A minha Copa: Atravessei a África do Sul na contramão, diz Paula Cesarino Costa
William Mur/Editoria de Arte/Folhapress | ||
Na contramão pela África. Era a sensação constante nos 42 dias que passei na África do Sul, entre junho e julho de 2010. Via um país desviar das barreiras construídas pela desigualdade e pavimentar a esperança de mudar o futuro.
Dirigindo na mão inglesa –aquela inversão em princípio ilógica de sentar-se à direita com o volante nas mãos–, viajei por extremos. Primeiro, na região de Johannesburgo, a maior cidade do país e centro nervoso da organização da Copa do Mundo. Passava por ruas arborizadas com mansões hollywoodianas, entrava em vias expressas, tinindo de novas, para atingir, não o futuro, mas o passado que gritava no Soweto, símbolo da resistência ao regime de separação racial do apartheid (1948-94).
Em estradas que ladeavam paisagens variadas, fomos de Durban a Cidade do Cabo, passando por Port Elizabeth, onde testemunhei o melhor e o pior da seleção brasileira. Os primeiros 45 minutos contra a Holanda (a melhor atuação) e a desclassificação.
Na contramão do clima festivo, estava a tensa fisionomia da seleção pentacampeã, isolada num condomínio de luxo, entre campos de golfe.
Alexander Joe-11.jun.2013/AFP | ||
Torcedor agita uma bandeira da África do Sul no estádio Soccer City, em Johannesburgo |
Enquanto os Bafana Bafana –o time nacional sul-africano– não se abatiam ao entrar para a história como a primeira seleção de um país-sede a se desclassificar na primeira fase, incensados por uma torcida orgulhosa.
A Copa da África do Sul tinha tudo para dar errado.
Um país pobre, dividido, com pouca tradição no esporte, sem infraestrutura urbana conseguiria organizar um torneio dessa importância?
Houve atrasos. O belíssimo estádio Soccer City ficou pronto só um mês antes.
Houve falhas no transporte. Na abertura, trajetos de 30 minutos foram percorridos em até cinco horas. Na semifinal, o aeroporto não deu conta dos jatinhos com vips.
Houve confrontos. Manifestantes foram feridos por balas de borracha. Grupos contra a Copa e a Fifa protestavam contra gastos exorbitantes e remoções absurdas.
Mas não foi isso que ficou.
Impressionava a convicção profunda –e as expressões de alegria e orgulho– de que aquele evento que unira negros e brancos poderia mudar o país por dentro, e a forma como era visto de fora. Foi como participar de um sonho. Ilusão. Bastava olhar em volta.
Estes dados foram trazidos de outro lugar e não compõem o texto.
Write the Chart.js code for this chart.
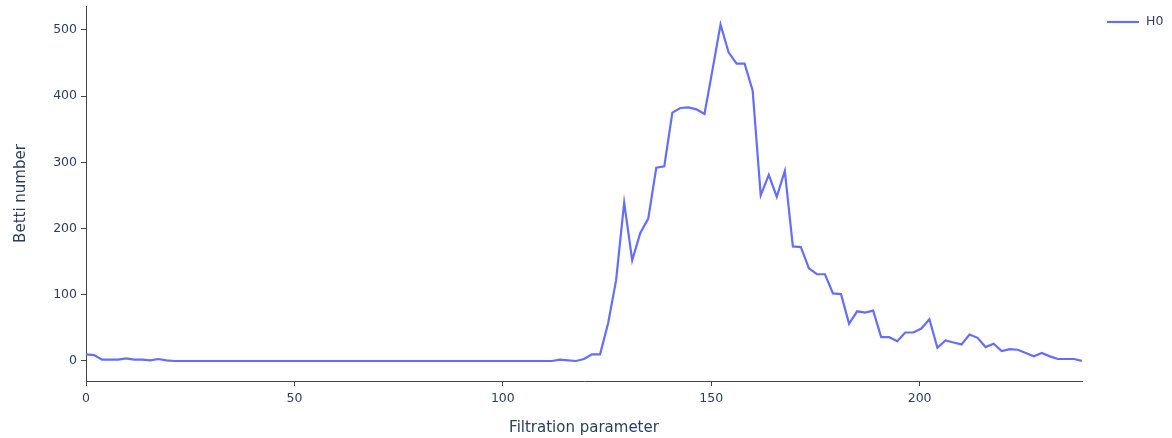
<!DOCTYPE html>
<html>
<head>
<meta charset="utf-8">
<script src="https://cdn.jsdelivr.net/npm/chart.js@4/dist/chart.umd.min.js"></script>
<style>
  html, body { margin: 0; padding: 0; background: #fff; }
  #wrap { width: 1172px; height: 438px; }
</style>
</head>
<body>
<div id="wrap"><canvas id="betti"></canvas></div>
<script>
// filtration parameter (x) and H0 Betti number (y)
const filtration = [
  0, 1.93, 3.85, 5.78, 7.71, 9.64, 11.56, 13.49, 15.42, 17.34,
  19.27, 21.20, 23.12, 25.05, 26.98, 28.91, 30.83, 32.76, 34.69, 36.61,
  38.54, 40.47, 42.39, 44.32, 46.25, 48.18, 50.10, 52.03, 53.96, 55.88,
  57.81, 59.74, 61.66, 63.59, 65.52, 67.45, 69.37, 71.30, 73.23, 75.15,
  77.08, 79.01, 80.93, 82.86, 84.79, 86.72, 88.64, 90.57, 92.50, 94.42,
  96.35, 98.28, 100.20, 102.13, 104.06, 105.99, 107.91, 109.84, 111.77, 113.69,
  115.62, 117.55, 119.47, 121.40, 123.33, 125.26, 127.18, 129.11, 131.04, 132.96,
  134.89, 136.82, 138.74, 140.67, 142.60, 144.53, 146.45, 148.38, 150.31, 152.23,
  154.16, 156.09, 158.01, 159.94, 161.87, 163.80, 165.72, 167.65, 169.58, 171.50,
  173.43, 175.36, 177.28, 179.21, 181.14, 183.07, 184.99, 186.92, 188.85, 190.77,
  192.70, 194.63, 196.55, 198.48, 200.41, 202.34, 204.26, 206.19, 208.12, 210.04,
  211.97, 213.90, 215.82, 217.75, 219.68, 221.61, 223.53, 225.46, 227.39, 229.31,
  231.24, 233.17, 235.09, 237.02, 238.95
];
const h0 = [
  10, 9, 2, 2, 2, 4, 2, 2, 1, 3,
  1, 0, 0, 0, 0, 0, 0, 0, 0, 0,
  0, 0, 0, 0, 0, 0, 0, 0, 0, 0,
  0, 0, 0, 0, 0, 0, 0, 0, 0, 0,
  0, 0, 0, 0, 0, 0, 0, 0, 0, 0,
  0, 0, 0, 0, 0, 0, 0, 0, 0, 2,
  1, 0, 3, 10, 10, 57, 122, 239, 152, 193,
  215, 292, 294, 375, 382, 383, 380, 373, 440, 508,
  466, 449, 449, 408, 250, 281, 248, 287, 173, 172,
  140, 131, 131, 102, 101, 56, 75, 73, 76, 36,
  36, 30, 43, 43, 49, 63, 20, 31, 28, 25,
  40, 35, 21, 26, 15, 18, 17, 12, 7, 12,
  7, 3, 3, 3, 0
];
const xTicks = [0, 50, 100, 150, 200];
const yTicks = [0, 100, 200, 300, 400, 500];

const textColor = '#2a3f5f';
const axisColor = '#444';
const lineColor = '#636efa';
const baseFont = { family: 'DejaVu Sans', size: 12.5 };

// legend drawn top right, outside the plot, like the original
const sideLegend = {
  id: 'sideLegend',
  afterDraw(chart) {
    const ctx = chart.ctx;
    const ds = chart.data.datasets[0];
    ctx.save();
    ctx.strokeStyle = ds.borderColor;
    ctx.lineWidth = 2.2;
    ctx.beginPath();
    ctx.moveTo(1107, 22);
    ctx.lineTo(1139, 22);
    ctx.stroke();
    ctx.fillStyle = textColor;
    ctx.font = '12.5px "DejaVu Sans"';
    ctx.textBaseline = 'middle';
    ctx.fillText(ds.label, 1146, 22);
    ctx.restore();
  }
};

new Chart(document.getElementById('betti'), {
  type: 'line',
  data: {
    datasets: [{
      label: 'H0',
      data: filtration.map((x, i) => ({ x, y: h0[i] })),
      borderColor: lineColor,
      borderWidth: 2.2,
      pointRadius: 0,
      tension: 0,
      fill: false
    }]
  },
  options: {
    responsive: true,
    maintainAspectRatio: false,
    animation: false,
    layout: { padding: { top: 6, right: 90, left: 0, bottom: 0 } },
    plugins: { legend: { display: false }, tooltip: { enabled: false } },
    scales: {
      x: {
        type: 'linear',
        min: 0,
        max: filtration[filtration.length - 1],
        border: { display: true, color: axisColor, width: 1 },
        grid: { drawOnChartArea: false, drawTicks: true, tickLength: 5, color: axisColor },
        ticks: { color: textColor, font: baseFont, padding: 5, maxRotation: 0 },
        afterBuildTicks: s => { s.ticks = xTicks.map(v => ({ value: v })); },
        afterFit: s => { s.height = 57; s.paddingLeft = 0; s.paddingRight = 0; },
        title: { display: true, text: 'Filtration parameter', color: textColor,
                 font: { family: 'DejaVu Sans', size: 15 }, padding: { top: 0, bottom: 1 } }
      },
      y: {
        type: 'linear',
        min: -30.2,
        max: 536,
        border: { display: true, color: axisColor, width: 1 },
        grid: { drawOnChartArea: false, drawTicks: true, tickLength: 5, color: axisColor },
        ticks: { color: textColor, font: baseFont, padding: 4 },
        afterBuildTicks: s => { s.ticks = yTicks.map(v => ({ value: v })); },
        afterFit: s => { s.width = 86; s.paddingTop = 0; s.paddingBottom = 0; },
        title: { display: true, text: 'Betti number', color: textColor,
                 font: { family: 'DejaVu Sans', size: 15 }, padding: { top: 12, bottom: 0 } }
      }
    }
  },
  plugins: [sideLegend]
});
</script>
</body>
</html>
Uma noite fomos a uma igreja metodista no centro de Jo'burg, onde refugiados e sem-teto se abrigavam.
Dava tontura a escuridão e o cheiro ardido. Eram vítimas de estupro, tuberculose, HIV, amontoadas no chão ou equilibrando-se nas escadas.
Noutro dia visitamos o resort superluxuoso em Sun City, onde torcedores ingleses e mulheres dos jogadores se hospedaram. A diária chegava a R$ 13.800. Deixava sem fôlego o luxo e a ostentação dos imensos salões e jardins, quase um conto de fadas. Tudo era falso, até floresta e rio.
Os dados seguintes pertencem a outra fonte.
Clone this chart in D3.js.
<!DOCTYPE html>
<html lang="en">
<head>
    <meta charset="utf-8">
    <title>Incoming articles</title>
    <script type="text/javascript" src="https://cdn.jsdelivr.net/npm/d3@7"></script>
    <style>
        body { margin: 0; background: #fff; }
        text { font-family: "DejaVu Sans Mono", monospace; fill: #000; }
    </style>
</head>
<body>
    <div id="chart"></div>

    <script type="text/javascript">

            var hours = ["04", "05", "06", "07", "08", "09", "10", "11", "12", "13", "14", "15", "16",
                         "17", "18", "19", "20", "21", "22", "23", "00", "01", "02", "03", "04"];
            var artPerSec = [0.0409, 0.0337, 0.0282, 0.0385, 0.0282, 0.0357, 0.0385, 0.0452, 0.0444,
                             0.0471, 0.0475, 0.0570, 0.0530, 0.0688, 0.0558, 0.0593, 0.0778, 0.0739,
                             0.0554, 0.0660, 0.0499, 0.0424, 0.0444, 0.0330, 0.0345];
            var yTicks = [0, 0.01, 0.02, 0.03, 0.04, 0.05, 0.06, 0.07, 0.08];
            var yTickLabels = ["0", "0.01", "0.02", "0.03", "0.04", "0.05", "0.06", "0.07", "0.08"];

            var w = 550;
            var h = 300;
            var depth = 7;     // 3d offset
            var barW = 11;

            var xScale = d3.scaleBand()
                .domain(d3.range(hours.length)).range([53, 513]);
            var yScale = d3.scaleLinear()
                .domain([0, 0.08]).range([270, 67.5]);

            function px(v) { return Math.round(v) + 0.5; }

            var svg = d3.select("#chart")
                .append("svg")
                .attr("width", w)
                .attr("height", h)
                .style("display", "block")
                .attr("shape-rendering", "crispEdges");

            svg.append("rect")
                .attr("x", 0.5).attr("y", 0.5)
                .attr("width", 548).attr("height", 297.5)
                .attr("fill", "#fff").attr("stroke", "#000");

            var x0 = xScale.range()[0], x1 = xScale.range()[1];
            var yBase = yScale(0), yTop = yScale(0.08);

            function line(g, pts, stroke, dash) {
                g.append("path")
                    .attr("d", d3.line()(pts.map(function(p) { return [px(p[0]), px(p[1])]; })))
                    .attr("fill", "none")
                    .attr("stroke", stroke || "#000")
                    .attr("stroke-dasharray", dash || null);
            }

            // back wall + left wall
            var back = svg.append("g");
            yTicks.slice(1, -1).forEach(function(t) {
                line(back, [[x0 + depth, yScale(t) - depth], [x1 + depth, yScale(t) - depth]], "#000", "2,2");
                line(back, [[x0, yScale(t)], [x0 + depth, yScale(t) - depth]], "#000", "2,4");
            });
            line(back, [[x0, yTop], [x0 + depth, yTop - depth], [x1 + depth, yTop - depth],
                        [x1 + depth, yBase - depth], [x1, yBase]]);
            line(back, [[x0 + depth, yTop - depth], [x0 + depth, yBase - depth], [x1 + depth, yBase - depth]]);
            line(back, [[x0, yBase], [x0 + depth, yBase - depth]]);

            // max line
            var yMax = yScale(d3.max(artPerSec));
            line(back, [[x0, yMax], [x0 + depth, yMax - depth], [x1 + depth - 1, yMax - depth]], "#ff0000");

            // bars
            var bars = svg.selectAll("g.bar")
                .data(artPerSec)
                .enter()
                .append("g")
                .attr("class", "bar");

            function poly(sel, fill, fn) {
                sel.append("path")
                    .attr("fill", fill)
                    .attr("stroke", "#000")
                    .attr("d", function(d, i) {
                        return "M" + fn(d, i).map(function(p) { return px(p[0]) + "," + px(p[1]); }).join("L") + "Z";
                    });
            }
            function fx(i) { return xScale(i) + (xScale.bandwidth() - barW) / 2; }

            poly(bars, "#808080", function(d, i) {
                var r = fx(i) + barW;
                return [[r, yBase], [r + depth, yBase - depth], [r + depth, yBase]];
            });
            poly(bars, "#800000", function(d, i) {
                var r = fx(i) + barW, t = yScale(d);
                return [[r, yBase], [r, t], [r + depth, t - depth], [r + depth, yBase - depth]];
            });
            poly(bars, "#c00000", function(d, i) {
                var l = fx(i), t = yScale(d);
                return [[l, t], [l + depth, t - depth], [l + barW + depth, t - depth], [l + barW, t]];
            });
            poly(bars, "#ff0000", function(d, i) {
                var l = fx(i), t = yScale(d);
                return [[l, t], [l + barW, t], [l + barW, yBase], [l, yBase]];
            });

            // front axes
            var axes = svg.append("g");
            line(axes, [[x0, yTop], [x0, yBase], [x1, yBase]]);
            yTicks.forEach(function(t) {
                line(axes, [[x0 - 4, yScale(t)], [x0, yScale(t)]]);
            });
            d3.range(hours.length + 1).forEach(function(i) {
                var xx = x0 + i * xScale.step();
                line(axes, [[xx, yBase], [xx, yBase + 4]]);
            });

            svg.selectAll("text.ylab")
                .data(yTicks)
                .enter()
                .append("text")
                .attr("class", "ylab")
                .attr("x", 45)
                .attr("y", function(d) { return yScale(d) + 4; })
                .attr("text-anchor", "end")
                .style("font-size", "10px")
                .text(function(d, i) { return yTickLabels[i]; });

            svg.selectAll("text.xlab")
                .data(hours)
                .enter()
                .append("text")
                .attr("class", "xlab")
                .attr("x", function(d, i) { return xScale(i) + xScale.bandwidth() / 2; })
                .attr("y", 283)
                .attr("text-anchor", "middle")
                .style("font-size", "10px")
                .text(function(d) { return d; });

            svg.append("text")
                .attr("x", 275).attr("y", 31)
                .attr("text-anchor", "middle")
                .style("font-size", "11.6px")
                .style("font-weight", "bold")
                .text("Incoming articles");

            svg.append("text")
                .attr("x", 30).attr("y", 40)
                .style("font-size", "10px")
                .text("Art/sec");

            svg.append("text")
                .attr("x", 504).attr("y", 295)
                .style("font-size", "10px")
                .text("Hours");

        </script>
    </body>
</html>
Nelson Mandela só apareceu no final. Aos 91 anos e já bastante frágil, entrou no campo com um sorriso sereno. Fez um lento aceno. Ouviu-se o coro "Madiba, Madiba". O estádio aplaudiu de pé.
Desde criança, eu jogava futebol. Desde jovem, achava estranho o desconhecimento dos brasileiros sobre a África –tão fundamental para a formação do Brasil. Fiz cursos, li livros, viajei e conheci alguns países. Falta muito a aprender.
A Copa da África do Sul deu certo. Foi a minha Copa.